To understand this hypothetical "Big Stop," we must look at the Earth through the lenses of geodesy (the study of Earth's shape) and fluid dynamics. By removing centrifugal force from the planetary equation, we can predict a massive migration of water that would leave the equator high and dry while drowning the poles under thousands of meters of new ocean.
The Shape of a Spinning World: The Oblate Spheroid
To understand why the water moves, we first have to recognize that the Earth is not a perfect sphere. Because it spins, it acts like a piece of pizza dough being tossed in the air—it flattens slightly. This creates an equatorial bulge.
The Earth’s radius at the equator is about 21 kilometers (13 miles) larger than its radius at the poles. This "extra" height is maintained by centrifugal force. While the solid crust of the Earth is rigid and maintains this shape, the liquid oceans are far more compliant. Currently, the oceans "pile up" around the equator, held in place by the outward throw of Earth’s rotation.
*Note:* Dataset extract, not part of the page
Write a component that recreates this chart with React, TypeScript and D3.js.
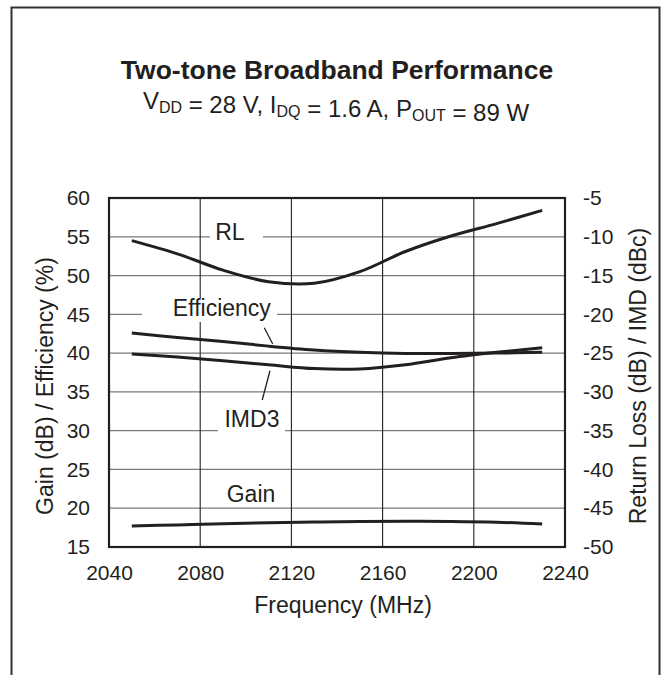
import React, { useEffect, useRef } from 'react';
import * as d3 from 'd3';

// Frequency points (MHz) shared by all curves
const freqs = [2050, 2070, 2090, 2110, 2130, 2150, 2170, 2190, 2210, 2230];

// Left axis series
const gain = [17.7, 17.85, 18.0, 18.12, 18.22, 18.3, 18.32, 18.3, 18.2, 17.95];
const efficiency = [42.6, 42.0, 41.5, 40.9, 40.4, 40.1, 39.95, 39.95, 40.0, 40.1];

// Right axis series
const returnLoss = [-10.5, -12.2, -14.3, -15.8, -16.0, -14.5, -11.9, -9.9, -8.3, -6.6];
const imd3 = [-25.1, -25.5, -26.0, -26.5, -27.0, -27.05, -26.5, -25.6, -24.9, -24.3];

const xTicks = [2040, 2080, 2120, 2160, 2200, 2240];
const leftTicks = [15, 20, 25, 30, 35, 40, 45, 50, 55, 60];
const rightTicks = [-50, -45, -40, -35, -30, -25, -20, -15, -10, -5];

const FONT = '"Liberation Sans", Arial, Helvetica, sans-serif';

export default function App() {
  const svgRef = useRef<SVGSVGElement>(null);

  useEffect(() => {
    if (!svgRef.current) return;
    const svg = d3.select(svgRef.current);
    svg.selectAll('*').remove();

    const width = 664;
    const height = 675;
    const plot = { left: 109, right: 565, top: 198, bottom: 547 };

    const x = d3.scaleLinear().domain([2040, 2240]).range([plot.left, plot.right]);
    const yL = d3.scaleLinear().domain([15, 60]).range([plot.bottom, plot.top]);
    const yR = d3.scaleLinear().domain([-50, -5]).range([plot.bottom, plot.top]);

    svg.append('rect').attr('width', width).attr('height', height).attr('fill', '#fff');

    // outer frame (open at the bottom)
    svg.append('path')
      .attr('d', `M11.5,${height + 2} V7.5 H659.5 V${height + 2}`)
      .attr('fill', 'none')
      .attr('stroke', '#333')
      .attr('stroke-width', 2);

    // Title
    svg.append('text')
      .attr('x', 337).attr('y', 79)
      .attr('text-anchor', 'middle')
      .style('font-family', FONT)
      .style('font-size', '26.5px')
      .style('font-weight', 'bold')
      .attr('fill', '#231f20')
      .text('Two-tone Broadband Performance');

    const sub = svg.append('text')
      .attr('x', 336).attr('y', 108.5)
      .attr('text-anchor', 'middle')
      .style('font-family', FONT)
      .style('font-size', '24px')
      .attr('fill', '#231f20');
    const parts: [string, boolean][] = [
      ['V', false], ['DD', true], [' = 28 V, I', false], ['DQ', true],
      [' = 1.6 A, P', false], ['OUT', true], [' = 89 W', false]
    ];
    parts.forEach(([t, isSub]) => {
      sub.append('tspan')
        .attr('dy', isSub ? 4 : null)
        .style('font-size', isSub ? '16px' : null)
        .text(t);
      if (isSub) sub.append('tspan').attr('dy', -4).text('');
    });

    const g = svg.append('g');

    // Grid
    g.selectAll('.hgrid')
      .data(leftTicks.filter(t => t > 15 && t < 60))
      .enter().append('line')
      .attr('x1', plot.left).attr('x2', plot.right)
      .attr('y1', d => yL(d)).attr('y2', d => yL(d))
      .attr('stroke', '#7a7a7a').attr('stroke-width', 1.2);

    g.selectAll('.vgrid')
      .data(xTicks.filter(t => t > 2040 && t < 2240))
      .enter().append('line')
      .attr('x1', d => x(d)).attr('x2', d => x(d))
      .attr('y1', plot.top).attr('y2', plot.bottom)
      .attr('stroke', '#231f20').attr('stroke-width', 1.1);

    // Label backgrounds break the grid lines
    const boxes = [
      { x0: 210, x1: 263, y0: 226, y1: 247 },
      { x0: 142, x1: 277, y0: 298, y1: 322 },
      { x0: 218, x1: 285, y0: 405, y1: 434 }
    ];
    g.selectAll('.box')
      .data(boxes)
      .enter().append('rect')
      .attr('x', d => d.x0).attr('y', d => d.y0)
      .attr('width', d => d.x1 - d.x0).attr('height', d => d.y1 - d.y0)
      .attr('fill', '#fff');

    // Curve labels (positions in data units)
    const labels = [
      { text: 'RL', f: 2093, v: 54.6 },
      { text: 'Efficiency', f: 2089.5, v: 44.8 },
      { text: 'IMD3', f: 2102.7, v: 30.5 },
      { text: 'Gain', f: 2102.3, v: 20.75 }
    ];
    g.selectAll('.lbl')
      .data(labels)
      .enter().append('text')
      .attr('x', d => x(d.f))
      .attr('y', d => yL(d.v))
      .attr('text-anchor', 'middle')
      .style('font-family', FONT)
      .style('font-size', '23px')
      .attr('fill', '#231f20')
      .text(d => d.text);

    // Leader lines
    const leaders = [
      [[2108.1, 43.27], [2111.8, 41.17]],
      [[2110.6, 37.73], [2107.2, 33.95]]
    ];
    g.selectAll('.leader')
      .data(leaders)
      .enter().append('line')
      .attr('x1', d => x(d[0][0])).attr('y1', d => yL(d[0][1]))
      .attr('x2', d => x(d[1][0])).attr('y2', d => yL(d[1][1]))
      .attr('stroke', '#231f20').attr('stroke-width', 1.3);

    // Curves
    const lineL = d3.line<number>()
      .x((_, i) => x(freqs[i]))
      .y(d => yL(d))
      .curve(d3.curveCatmullRom);
    const lineR = d3.line<number>()
      .x((_, i) => x(freqs[i]))
      .y(d => yR(d))
      .curve(d3.curveCatmullRom);

    [
      { data: returnLoss, line: lineR },
      { data: efficiency, line: lineL },
      { data: imd3, line: lineR },
      { data: gain, line: lineL }
    ].forEach(s => {
      g.append('path')
        .datum(s.data)
        .attr('fill', 'none')
        .attr('stroke', '#231f20')
        .attr('stroke-width', 3)
        .attr('d', s.line);
    });

    // Plot frame
    g.append('rect')
      .attr('x', plot.left).attr('y', plot.top)
      .attr('width', plot.right - plot.left).attr('height', plot.bottom - plot.top)
      .attr('fill', 'none')
      .attr('stroke', '#231f20')
      .attr('stroke-width', 2.2);

    // Axes
    const styleAxis = (sel: d3.Selection<SVGGElement, unknown, null, undefined>) => {
      sel.select('.domain').remove();
      sel.selectAll('line').remove();
      sel.selectAll('text')
        .style('font-family', FONT)
        .style('font-size', '21px')
        .attr('fill', '#231f20');
    };

    svg.append('g')
      .attr('transform', `translate(0,${plot.bottom})`)
      .call(d3.axisBottom(x).tickValues(xTicks).tickSize(0).tickPadding(18).tickFormat(d3.format('d')))
      .call(styleAxis);

    svg.append('g')
      .attr('transform', `translate(${plot.left},0)`)
      .call(d3.axisLeft(yL).tickValues(leftTicks).tickSize(0).tickPadding(19).tickFormat(d3.format('d')))
      .call(styleAxis);

    svg.append('g')
      .attr('transform', `translate(${plot.right},0)`)
      .call(d3.axisRight(yR).tickValues(rightTicks).tickSize(0).tickPadding(18).tickFormat(d => `${d}`))
      .call(styleAxis);

    // Axis titles
    svg.append('text')
      .attr('x', 343).attr('y', 613)
      .attr('text-anchor', 'middle')
      .style('font-family', FONT)
      .style('font-size', '23px')
      .attr('fill', '#231f20')
      .text('Frequency (MHz)');

    svg.append('text')
      .attr('transform', 'translate(53,386) rotate(-90)')
      .attr('text-anchor', 'middle')
      .style('font-family', FONT)
      .style('font-size', '23px')
      .attr('fill', '#231f20')
      .text('Gain (dB) / Efficiency (%)');

    svg.append('text')
      .attr('transform', 'translate(646,376) rotate(-90)')
      .attr('text-anchor', 'middle')
      .style('font-family', FONT)
      .style('font-size', '23px')
      .attr('fill', '#231f20')
      .text('Return Loss (dB) / IMD (dBc)');
  }, []);

  return (
    <svg
      ref={svgRef}
      width={664}
      height={675}
      style={{ position: 'absolute', left: 0, top: 0, display: 'block' }}
    />
  );
}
The Disappearing Act: Centrifugal Force vs. Gravity
If the Earth stopped spinning, the centrifugal force would vanish. Suddenly, the only major force acting on the oceans would be gravity.
Gravity wants to pull everything toward the Earth's center of mass as efficiently as possible. Because the Earth is squashed, the "closest" points to the center of the Earth are the North and South Poles. Conversely, the "highest" points—the ones furthest from the center—are along the equator.
- The Redistribution: Without rotation to hold the water at the equator, gravity would begin pulling the oceans toward the poles.
- The Scale of Change: The 21-kilometer equatorial bulge is significantly larger than the average depth of the ocean (which is only about 4 kilometers).
- The Result: The water would completely drain away from the tropical regions and accumulate in two massive polar basins.
A New Global Geography
The physical transformation would be staggering. As the water migrates, the world would effectively be divided into three distinct zones:
1. The Equatorial Mega-Continent
As the water recedes, the seafloor would be exposed. A continuous band of land would emerge around the center of the planet. Places like Indonesia, Brazil, and Africa would no longer be separated by water but would be part of a single, massive terrestrial ring. In this scenario, the "highest" mountains on Earth would effectively be located at the equator, not because they grew, but because the sea level dropped by kilometers.
2. The Northern and Southern Circumpolar Oceans
The migrated water would collect into two isolated polar oceans.
- The Northern Ocean: This would submerge vast swaths of North America, Europe, and Northern Asia.
- The Southern Ocean: This would cover much of the southern tips of South America and Australia, surrounding a much deeper, water-shrouded Antarctica.
The Atmospheric Aftermath
The migration wouldn't just affect the water; it would affect the air. Our atmosphere is also "bulged" at the equator due to rotation. If the spin stopped, the air would migrate toward the poles along with the water. The new equatorial mega-continent would likely have a very thin atmosphere, similar to the air at the top of Mt. Everest, while the polar regions would experience much higher atmospheric pressures.
Conclusion
The ultimate outcome of a non-spinning Earth is a planet of extremes: a giant, high-altitude desert ring at the equator and two deep, pressurized oceans at the poles. This scenario highlights the delicate balance of hydrostatic equilibrium—the tug-of-war between the outward push of inertia and the inward pull of gravity.
While the Earth isn't going to stop spinning anytime soon, this thought experiment serves as a powerful reminder of how rotation dictates almost every physical aspect of our lives. We often think of the ground beneath our feet as "solid," but on a planetary scale, the Earth is a dynamic, fluid system held in a beautiful, spinning balance.